As I’ve been starting on a new project recently, I’ve been delving into Mercurial (hg) as an alternative to Subversion (svn).

I’ve been using svn for about 3 years now, and – for the most part – it has been way better than Visual Source Safe (whatever last version I used…it sucked), it clearly has some pain points that make daily workflows difficult.  The most important of these are the speed of commits, the fact that a commit is global, reverting to a version, and branching/merging (painful…so painful).

hg addresses each of these pain points:

  • Speed of commits and local commits: Mercurial has two separate concepts of commit and push.  A commit in hg creates a local commit as opposed to a global commit in svn.  This is useful because you can work->work->commit->work->commit->work->revert->commit without affecting anyone else’s work stream.  In other words, you don’t have to wait to commit until you have flawless, working, compiling code.  You can commit as much as you want and keep your work intact; this is a big win as it encourages experimentation.  When you’re ready to share your code, a push operation (the equivalent of a svn commit) pushes it to a shared location for others to pull.  Of course, to some degree, you can accomplish this with svn as well using a branch, but…
  • Branching/merging: OMG, so much easier and more intuitive than svn.  I can’t believe it.  In comparison, svn is a giant charlie foxtrot.  Branching and merging in svn pre-1.5 was an exercise in futility.  It was extremely difficult to remember the right procedure (always requiring a lookup to the docs) and very much error prone.  So difficult, in fact, that it discouraged branching for fear of wasting a good half day trying to merge it back in later.  Maybe it’s better with 1.5?
  • Reverting to a version: ever try it in svn?  ‘Nuff said.  It’s counterintuitive and always confuses the heck out of junior devs or devs new to svn.

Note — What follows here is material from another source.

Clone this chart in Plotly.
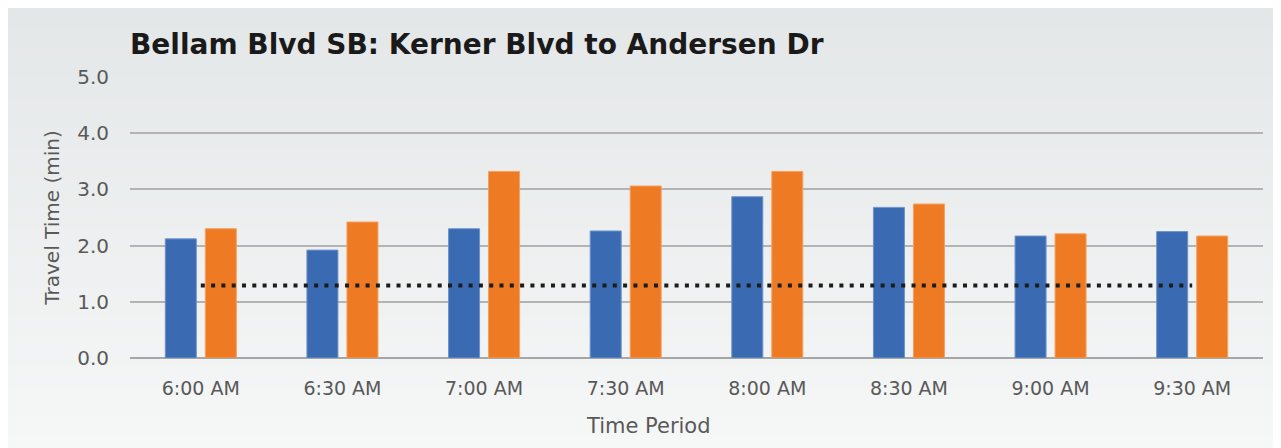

I’ve only been using it for a few days now (primarily TortoiseHg), so perhaps hg has just as many warts as svn, but I’m going to stick with it and find out.

Some good resources on hg/git vs. svn (or DCVS vs CCVS):

I’ll post new entries as I learn more about hg in daily use 🙂

P.S. WebFaction is a pretty awesome webhost.  For the low, low price of some $10 a month, I can host my own hg repository, svn repository, Trac, and (note: not or) my web app.  Hot damn, that’s awesome!  Although svn was significantly easier to set up with WebFaction than hg, I’ve read that they are close to officially supporting hg and it should be just as easy in the future.